I DO NOT COME TO YOU BY CHANCE

by Adaobi Tricia Nwaubani

Pub Date: May 1st, 2009
ISBN: 978-1-4013-2311-0
Publisher: Hyperion

Thwarted in his ambition to become an engineer, a young Nigerian is lured by his charismatic uncle into a lucrative empire of e-mail scams.

Kingsley is the eldest child of parents who worship learning and play by the rules. But his father’s failing health and resulting retirement have landed the family in genteel poverty, and when Kingsley emerges from the university he feels obliged to support them.
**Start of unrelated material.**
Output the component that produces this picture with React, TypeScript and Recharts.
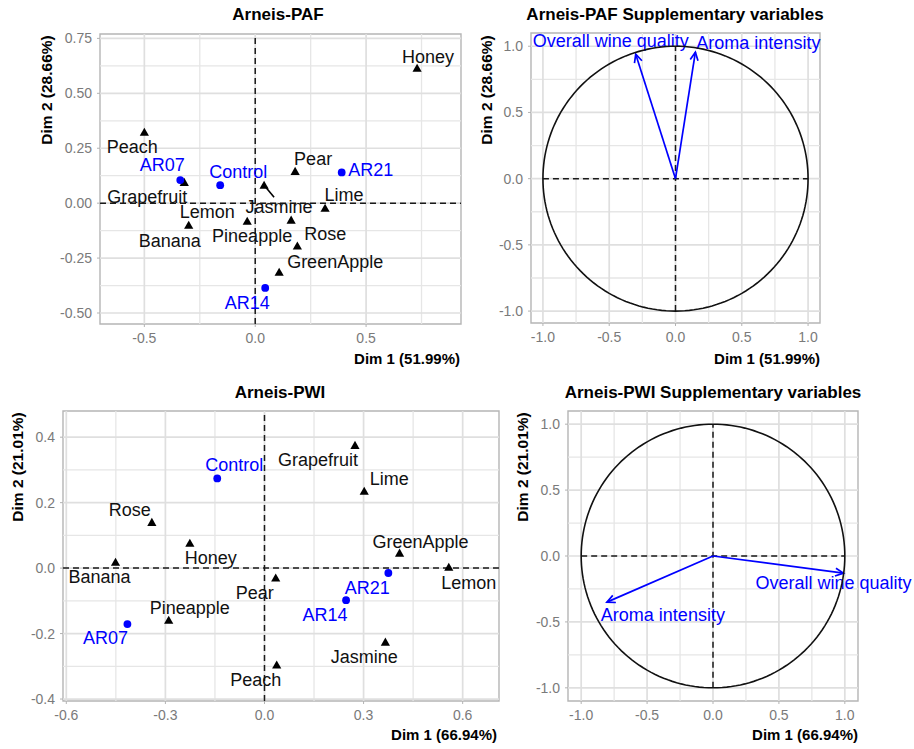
import React from 'react';
import { ScatterChart, Scatter, XAxis, YAxis, ReferenceLine, ReferenceArea } from 'recharts';

const FONT = '"Liberation Sans", Arial, Helvetica, sans-serif';

// ---------- Arneis-PAF (individuals / attributes) ----------
const pafAttrNames = ['Honey', 'Peach', 'Pear', 'Grapefruit', 'Jasmine', 'Lime', 'Lemon', 'Banana', 'Pineapple', 'Rose', 'GreenApple'];
const pafAttrDim1 = [0.73, -0.5, 0.18, -0.32, 0.04, 0.315, -0.036, -0.3, 0.162, 0.19, 0.108];
const pafAttrDim2 = [0.614, 0.323, 0.145, 0.095, 0.082, -0.023, -0.082, -0.1, -0.077, -0.195, -0.314];
const pafSampleNames = ['AR21', 'AR07', 'Control', 'AR14'];
const pafSampleDim1 = [0.39, -0.338, -0.158, 0.045];
const pafSampleDim2 = [0.14, 0.105, 0.082, -0.386];

// ---------- Arneis-PAF supplementary variables ----------
const supNames = ['Overall wine quality', 'Aroma intensity'];
const pafSupDim1 = [-0.3, 0.15];
const pafSupDim2 = [0.94, 0.955];

// ---------- Arneis-PWI ----------
const pwiAttrNames = ['Grapefruit', 'Lime', 'GreenApple', 'Lemon', 'Rose', 'Honey', 'Banana', 'Pear', 'Pineapple', 'Jasmine', 'Peach'];
const pwiAttrDim1 = [0.274, 0.302, 0.409, 0.558, -0.341, -0.226, -0.451, 0.034, -0.29, 0.366, 0.037];
const pwiAttrDim2 = [0.375, 0.235, 0.046, 0.003, 0.14, 0.076, 0.018, -0.03, -0.159, -0.226, -0.296];
const pwiSampleNames = ['Control', 'AR21', 'AR14', 'AR07'];
const pwiSampleDim1 = [-0.143, 0.375, 0.247, -0.415];
const pwiSampleDim2 = [0.274, -0.015, -0.098, -0.171];

// ---------- Arneis-PWI supplementary variables ----------
const pwiSupDim1 = [0.99, -0.805];
const pwiSupDim2 = [-0.13, -0.35];

// axis tick definitions
const pafXMajor = [-0.5, 0, 0.5];
const pafXMinor = [-0.75, -0.25, 0.25, 0.75];
const pafYMajor = [-0.5, -0.25, 0, 0.25, 0.5, 0.75];
const pafYMinor = [-0.375, -0.125, 0.125, 0.375, 0.625];
const circMajor = [-1, -0.5, 0, 0.5, 1];
const circMinor = [-0.75, -0.25, 0.25, 0.75];
const pwiXMajor = [-0.6, -0.3, 0, 0.3, 0.6];
const pwiXMinor = [-0.45, -0.15, 0.15, 0.45];
const pwiYMajor = [-0.4, -0.2, 0, 0.2, 0.4];
const pwiYMinor = [-0.3, -0.1, 0.1, 0.3];

// label placement (repel-like offsets, in px)
const pafOffsets: Record<string, [number, number]> = {
  Honey: [11, -11], Peach: [-12, 15], Pear: [18, -12], Grapefruit: [-37, 15], Jasmine: [15, 22],
  Lime: [19, -13], Lemon: [-40, -9], Banana: [-19, 16], Pineapple: [-39, 16], Rose: [28, -12],
  GreenApple: [56, -10], AR21: [29, -2], AR07: [-18, -15], Control: [18, -13], AR14: [-18, 15],
};
const pafConnectors: Record<string, [number, number]> = { Jasmine: [10, 12] };
const pwiOffsets: Record<string, [number, number]> = {
  Grapefruit: [-37, 15], Lime: [25, -12], GreenApple: [21, -11], Lemon: [20, 16], Rose: [-22, -12],
  Honey: [21, 15], Banana: [-16, 15], Pear: [-21, 15], Pineapple: [21, -12], Jasmine: [-21, 15],
  Peach: [-21, 15], Control: [17, -13], AR21: [-21, 15], AR14: [-21, 15], AR07: [-22, 14],
};
const pafSupOffsets: Record<string, [number, number]> = { 'Overall wine quality': [-25, -13], 'Aroma intensity': [63, -9] };
const pwiSupOffsets: Record<string, [number, number]> = { 'Overall wine quality': [-10, 10], 'Aroma intensity': [56, 13] };

const toPoints = (names: string[], xs: number[], ys: number[]) => names.map((n, i) => ({ name: n, x: xs[i], y: ys[i] }));

// correlation circle (unit circle geometry)
const circleAngles = Array.from({ length: 181 }, (_, i) => (i * 2 * Math.PI) / 180);
const unitCircle = circleAngles.map((a) => ({ x: Math.cos(a), y: Math.sin(a) }));

const BLUE = '#0000ff';
const LABEL_SIZE = 18;

const makePointShape = (kind: 'tri' | 'dot', offsets: Record<string, [number, number]>, connectors: Record<string, [number, number]> = {}) =>
  (props: any) => {
    const { cx, cy, payload } = props;
    if (cx == null || cy == null) return <g />;
    const [dx, dy] = offsets[payload.name] || [0, 0];
    const conn = connectors[payload.name];
    const color = kind === 'tri' ? '#111' : BLUE;
    return (
      <g>
        {conn && <line x1={cx} y1={cy} x2={cx + conn[0]} y2={cy + conn[1]} stroke="#000" strokeWidth={1.6} />}
        {kind === 'tri' ? (
          <path d={`M${cx},${cy - 4.5} L${cx + 4.6},${cy + 3.6} L${cx - 4.6},${cy + 3.6} Z`} fill="#000" />
        ) : (
          <circle cx={cx} cy={cy} r={3.9} fill={BLUE} />
        )}
        <text x={cx + dx} y={cy + dy} textAnchor="middle" dominantBaseline="central" fontSize={LABEL_SIZE} fill={color} fontFamily={FONT}>
          {payload.name}
        </text>
      </g>
    );
  };

const makeArrowShape = (label: string, offsets: Record<string, [number, number]>) => (props: any) => {
  const { x1, y1, x2, y2 } = props;
  if ([x1, y1, x2, y2].some((v) => v == null || Number.isNaN(v))) return <g />;
  const ang = Math.atan2(y2 - y1, x2 - x1);
  const L = 9;
  const a = Math.PI / 7;
  const p1 = [x2 - L * Math.cos(ang - a), y2 - L * Math.sin(ang - a)];
  const p2 = [x2 - L * Math.cos(ang + a), y2 - L * Math.sin(ang + a)];
  const [dx, dy] = offsets[label] || [0, 0];
  return (
    <g>
      <line x1={x1} y1={y1} x2={x2} y2={y2} stroke={BLUE} strokeWidth={1.7} />
      <polyline points={`${p1[0]},${p1[1]} ${x2},${y2} ${p2[0]},${p2[1]}`} fill="none" stroke={BLUE} strokeWidth={1.7} />
      <text x={x2 + dx} y={y2 + dy} textAnchor="middle" dominantBaseline="central" fontSize={LABEL_SIZE} fill={BLUE} fontFamily={FONT}>
        {label}
      </text>
    </g>
  );
};

type AxisDef = { domain: [number, number]; major: number[]; minor: number[]; digits: number };

const tickStyle = { fill: '#7a7a7a', fontSize: 14, fontFamily: FONT };

const gridEls = (xa: AxisDef, ya: AxisDef, p: string) => [
  ...xa.minor.map((v) => <ReferenceLine key={`${p}xm${v}`} x={v} stroke="#e6e6e6" strokeWidth={1.3} />),
  ...ya.minor.map((v) => <ReferenceLine key={`${p}ym${v}`} y={v} stroke="#e6e6e6" strokeWidth={1.3} />),
  ...xa.major.map((v) => <ReferenceLine key={`${p}xM${v}`} x={v} stroke="#dfdfdf" strokeWidth={1.7} />),
  ...ya.major.map((v) => <ReferenceLine key={`${p}yM${v}`} y={v} stroke="#dfdfdf" strokeWidth={1.7} />),
  <ReferenceArea key={`${p}border`} x1={xa.domain[0]} x2={xa.domain[1]} y1={ya.domain[0]} y2={ya.domain[1]} fill="none" fillOpacity={0} stroke="#b5b5b5" strokeWidth={1.4} />,
];

const axesEls = (xa: AxisDef, ya: AxisDef, yWidth: number) => [
  <XAxis key="x" type="number" dataKey="x" domain={xa.domain} ticks={xa.major} interval={0} allowDataOverflow axisLine={false}
    tickLine={{ stroke: '#b3b3b3' }} tickSize={3} tickMargin={6} height={30} tick={tickStyle}
    tickFormatter={(v: number) => v.toFixed(xa.digits)} />,
  <YAxis key="y" type="number" dataKey="y" domain={ya.domain} ticks={ya.major} interval={0} allowDataOverflow axisLine={false}
    tickLine={{ stroke: '#b3b3b3' }} tickSize={3} tickMargin={5} width={yWidth} tick={tickStyle}
    tickFormatter={(v: number) => v.toFixed(ya.digits)} />,
];

const Title = ({ x, y, text }: { x: number; y: number; text: string }) => (
  <div style={{ position: 'absolute', left: x, top: y, transform: 'translate(-50%, -50%)', fontWeight: 'bold', fontSize: 17, whiteSpace: 'nowrap', color: '#000' }}>{text}</div>
);
const XTitle = ({ right, y, text }: { right: number; y: number; text: string }) => (
  <div style={{ position: 'absolute', left: right, top: y, transform: 'translate(-100%, -50%)', fontWeight: 'bold', fontSize: 15, whiteSpace: 'nowrap', color: '#000' }}>{text}</div>
);
const YTitle = ({ x, y, text }: { x: number; y: number; text: string }) => (
  <div style={{ position: 'absolute', left: x, top: y, transform: 'translate(-50%, -50%) rotate(-90deg)', fontWeight: 'bold', fontSize: 15.5, whiteSpace: 'nowrap', color: '#000' }}>{text}</div>
);

const pafX: AxisDef = { domain: [-0.7, 0.928], major: pafXMajor, minor: pafXMinor, digits: 1 };
const pafY: AxisDef = { domain: [-0.55, 0.77], major: pafYMajor, minor: pafYMinor, digits: 2 };
const pafSupX: AxisDef = { domain: [-1.09, 1.09], major: circMajor, minor: circMinor, digits: 1 };
const pafSupY: AxisDef = { domain: [-1.09, 1.1], major: circMajor, minor: circMinor, digits: 1 };
const pwiX: AxisDef = { domain: [-0.61, 0.71], major: pwiXMajor, minor: pwiXMinor, digits: 1 };
const pwiY: AxisDef = { domain: [-0.406, 0.48], major: pwiYMajor, minor: pwiYMinor, digits: 1 };
const pwiSupX: AxisDef = { domain: [-1.1, 1.1], major: circMajor, minor: circMinor, digits: 1 };
const pwiSupY: AxisDef = { domain: [-1.1, 1.1], major: circMajor, minor: circMinor, digits: 1 };

const dash = { stroke: '#1a1a1a', strokeWidth: 1.5, strokeDasharray: '6 4' };

export default function App() {
  const pafAttr = toPoints(pafAttrNames, pafAttrDim1, pafAttrDim2);
  const pafSamp = toPoints(pafSampleNames, pafSampleDim1, pafSampleDim2);
  const pwiAttr = toPoints(pwiAttrNames, pwiAttrDim1, pwiAttrDim2);
  const pwiSamp = toPoints(pwiSampleNames, pwiSampleDim1, pwiSampleDim2);

  return (
    <div style={{ position: 'absolute', left: 0, top: 0, width: 914, height: 749, background: '#fff', fontFamily: FONT, overflow: 'hidden' }}>
      {/* Panel 1 */}
      <div style={{ position: 'absolute', left: 0, top: 0 }}>
        <ScatterChart width={470} height={372} margin={{ top: 34, right: 9, bottom: 18, left: 50 }}>
          {gridEls(pafX, pafY, 'a')}
          {axesEls(pafX, pafY, 50)}
          <ReferenceLine x={0} {...dash} />
          <ReferenceLine y={0} {...dash} />
          <Scatter data={pafAttr} isAnimationActive={false} shape={makePointShape('tri', pafOffsets, pafConnectors)} />
          <Scatter data={pafSamp} isAnimationActive={false} shape={makePointShape('dot', pafOffsets)} />
        </ScatterChart>
      </div>
      {/* Panel 2 */}
      <div style={{ position: 'absolute', left: 470, top: 0 }}>
        <ScatterChart width={444} height={372} margin={{ top: 33, right: 94, bottom: 19, left: 21 }}>
          {gridEls(pafSupX, pafSupY, 'b')}
          {axesEls(pafSupX, pafSupY, 40)}
          <ReferenceLine segment={[{ x: -1, y: 0 }, { x: 1, y: 0 }]} {...dash} />
          <ReferenceLine segment={[{ x: 0, y: -1 }, { x: 0, y: 1 }]} {...dash} />
          <Scatter data={unitCircle} isAnimationActive={false} line={{ stroke: '#111', strokeWidth: 1.6 }} lineType="joint" shape={() => <g />} />
          {supNames.map((n, i) => (
            <ReferenceLine key={`ps${n}`} segment={[{ x: 0, y: 0 }, { x: pafSupDim1[i], y: pafSupDim2[i] }]} shape={makeArrowShape(n, pafSupOffsets)} />
          ))}
        </ScatterChart>
      </div>
      {/* Panel 3 */}
      <div style={{ position: 'absolute', left: 0, top: 372 }}>
        <ScatterChart width={510} height={377} margin={{ top: 39, right: 11, bottom: 18, left: 23 }}>
          {gridEls(pwiX, pwiY, 'c')}
          {axesEls(pwiX, pwiY, 40)}
          <ReferenceLine x={0} {...dash} />
          <ReferenceLine y={0} {...dash} />
          <Scatter data={pwiAttr} isAnimationActive={false} shape={makePointShape('tri', pwiOffsets)} />
          <Scatter data={pwiSamp} isAnimationActive={false} shape={makePointShape('dot', pwiOffsets)} />
        </ScatterChart>
      </div>
      {/* Panel 4 */}
      <div style={{ position: 'absolute', left: 510, top: 372 }}>
        <ScatterChart width={404} height={377} margin={{ top: 39, right: 56, bottom: 18, left: 18 }}>
          {gridEls(pwiSupX, pwiSupY, 'd')}
          {axesEls(pwiSupX, pwiSupY, 40)}
          <ReferenceLine segment={[{ x: -1, y: 0 }, { x: 1, y: 0 }]} {...dash} />
          <ReferenceLine segment={[{ x: 0, y: -1 }, { x: 0, y: 1 }]} {...dash} />
          <Scatter data={unitCircle} isAnimationActive={false} line={{ stroke: '#111', strokeWidth: 1.6 }} lineType="joint" shape={() => <g />} />
          {supNames.map((n, i) => (
            <ReferenceLine key={`ws${n}`} segment={[{ x: 0, y: 0 }, { x: pwiSupDim1[i], y: pwiSupDim2[i] }]} shape={makeArrowShape(n, pwiSupOffsets)} />
          ))}
        </ScatterChart>
      </div>

      <Title x={278} y={15} text="Arneis-PAF" />
      <Title x={675} y={15} text="Arneis-PAF Supplementary variables" />
      <Title x={280} y={393} text="Arneis-PWI" />
      <Title x={713} y={393} text="Arneis-PWI Supplementary variables" />

      <XTitle right={460} y={358} text="Dim 1 (51.99%)" />
      <XTitle right={820} y={358} text="Dim 1 (51.99%)" />
      <XTitle right={497} y={734} text="Dim 1 (66.94%)" />
      <XTitle right={858} y={734} text="Dim 1 (66.94%)" />

      <YTitle x={47} y={90} text="Dim 2 (28.66%)" />
      <YTitle x={487} y={90} text="Dim 2 (28.66%)" />
      <YTitle x={18} y={467} text="Dim 2 (21.01%)" />
      <YTitle x={523} y={467} text="Dim 2 (21.01%)" />
    </div>
  );
}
Engineering jobs are scarce and elusive, alas, and first novelist Nwaubani ratchets up the pressure: Kingsley’s fiancée cuts him loose, and his father Paulinus suffers a stroke. In a harrowing scene, the family rushes from hospital to hospital, looking for one that will admit Paulinus, comatose and still internally bleeding, without cash payment up front; when, finally, they call upon a distant relative’s influence to secure help, they’re issued a list of items to buy that includes IV bags and syringes. Desperate, Kingsley calls upon rich Uncle Boniface, aka “Cash Daddy,” a successful and extravagant “419er” (after the section in Nigeria’s penal code that he runs roughshod over). He imagines he’s just getting a loan from his uncle, but before long the would-be engineer finds himself enmeshed in the work of finding “mugus” (suckers) from the developed world, luxuriating in the lavish perks that come from that work—and, of course, headed for a final reckoning. The prose is merely functional, the plotting a little schematic, but Cash Daddy is a charming scapegrace, and Kingsley’s moral dilemma has real interest. Nwaubani’s portrait of contemporary Nigeria and her account of the financial and ethical convolutions of the developing world compel the reader’s attention.

Not perfect, but an entertaining and promising debut from a Nigerian native.